» **EXERCISE INSTRUCTIONS**
Starting from the top of the material, restate each line exactly until the line that contains "(0,0) rectangle (648,562);", which is also copied. Pictures are excluded.

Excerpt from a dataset
┌────────
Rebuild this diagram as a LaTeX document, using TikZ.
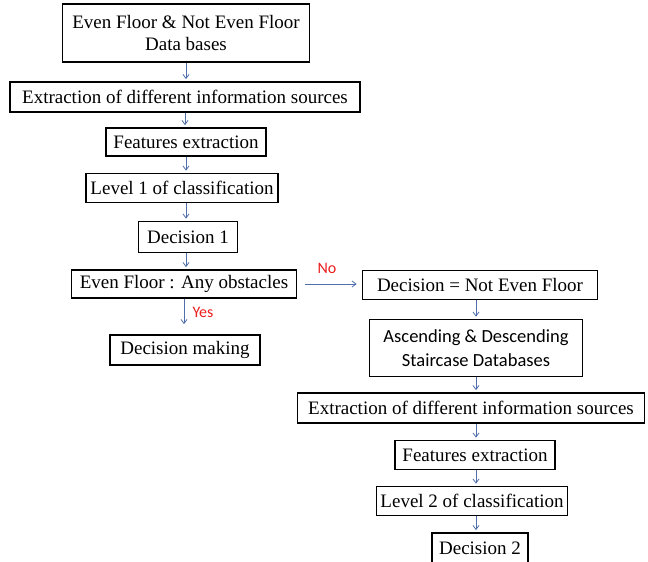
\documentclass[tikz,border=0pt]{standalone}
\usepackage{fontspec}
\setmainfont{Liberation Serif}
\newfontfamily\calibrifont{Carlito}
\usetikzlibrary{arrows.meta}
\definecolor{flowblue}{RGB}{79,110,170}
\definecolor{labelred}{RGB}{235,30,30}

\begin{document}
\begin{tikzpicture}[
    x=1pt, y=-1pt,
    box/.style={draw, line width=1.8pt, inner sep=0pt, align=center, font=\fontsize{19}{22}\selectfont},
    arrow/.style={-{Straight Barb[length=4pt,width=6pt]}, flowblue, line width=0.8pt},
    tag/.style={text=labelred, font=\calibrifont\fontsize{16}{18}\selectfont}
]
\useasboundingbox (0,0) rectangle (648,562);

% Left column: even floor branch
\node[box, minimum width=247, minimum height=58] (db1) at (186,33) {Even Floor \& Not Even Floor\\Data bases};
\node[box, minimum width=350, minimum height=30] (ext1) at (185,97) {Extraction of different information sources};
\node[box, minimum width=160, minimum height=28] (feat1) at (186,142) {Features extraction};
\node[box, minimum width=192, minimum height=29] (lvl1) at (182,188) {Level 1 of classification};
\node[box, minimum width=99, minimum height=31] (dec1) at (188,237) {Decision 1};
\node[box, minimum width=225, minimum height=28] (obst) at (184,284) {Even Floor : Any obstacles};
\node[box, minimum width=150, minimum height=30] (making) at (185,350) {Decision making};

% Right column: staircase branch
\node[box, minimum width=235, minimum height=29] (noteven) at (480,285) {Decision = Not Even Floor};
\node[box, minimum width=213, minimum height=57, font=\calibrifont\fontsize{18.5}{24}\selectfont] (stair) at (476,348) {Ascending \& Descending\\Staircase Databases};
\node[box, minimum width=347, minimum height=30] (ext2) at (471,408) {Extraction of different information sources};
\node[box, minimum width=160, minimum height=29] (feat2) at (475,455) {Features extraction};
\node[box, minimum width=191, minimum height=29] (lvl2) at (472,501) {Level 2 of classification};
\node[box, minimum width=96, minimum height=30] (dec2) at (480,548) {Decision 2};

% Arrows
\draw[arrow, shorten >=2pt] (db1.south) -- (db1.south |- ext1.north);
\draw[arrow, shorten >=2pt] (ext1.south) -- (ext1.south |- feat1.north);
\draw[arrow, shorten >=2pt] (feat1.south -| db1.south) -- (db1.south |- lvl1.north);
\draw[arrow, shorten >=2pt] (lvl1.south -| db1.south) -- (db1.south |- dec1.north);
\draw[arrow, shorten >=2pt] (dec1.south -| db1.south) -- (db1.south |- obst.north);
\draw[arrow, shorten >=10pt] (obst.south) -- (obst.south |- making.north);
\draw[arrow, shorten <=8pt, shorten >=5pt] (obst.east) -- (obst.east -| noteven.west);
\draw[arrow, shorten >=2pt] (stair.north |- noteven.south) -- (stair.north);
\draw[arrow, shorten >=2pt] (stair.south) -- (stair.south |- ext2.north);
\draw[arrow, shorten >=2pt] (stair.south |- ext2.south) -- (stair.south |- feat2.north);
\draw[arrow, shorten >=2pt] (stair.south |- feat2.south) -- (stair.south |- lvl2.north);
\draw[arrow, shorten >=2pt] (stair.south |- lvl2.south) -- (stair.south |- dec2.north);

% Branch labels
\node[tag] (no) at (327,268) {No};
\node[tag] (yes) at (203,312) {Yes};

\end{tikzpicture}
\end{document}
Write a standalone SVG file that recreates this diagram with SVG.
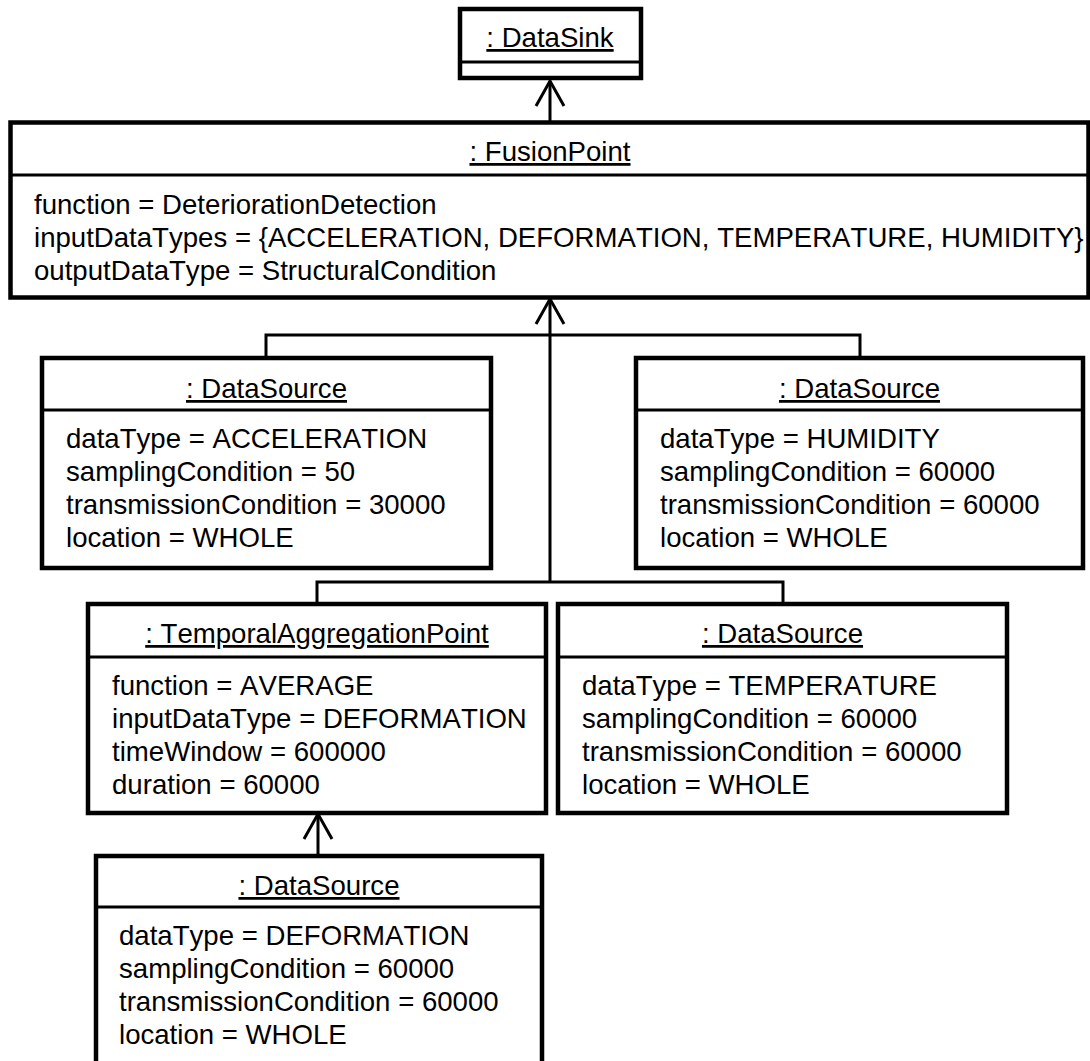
└────────
» **TASK OUTPUT**
Rebuild this diagram as a LaTeX document, using TikZ.
\documentclass[tikz,border=0pt]{standalone}
\usepackage{fontspec}
\setmainfont{Liberation Serif}
\newfontfamily\calibrifont{Carlito}
\usetikzlibrary{arrows.meta}
\definecolor{flowblue}{RGB}{79,110,170}
\definecolor{labelred}{RGB}{235,30,30}

\begin{document}
\begin{tikzpicture}[
    x=1pt, y=-1pt,
    box/.style={draw, line width=1.8pt, inner sep=0pt, align=center, font=\fontsize{19}{22}\selectfont},
    arrow/.style={-{Straight Barb[length=4pt,width=6pt]}, flowblue, line width=0.8pt},
    tag/.style={text=labelred, font=\calibrifont\fontsize{16}{18}\selectfont}
]
\useasboundingbox (0,0) rectangle (648,562);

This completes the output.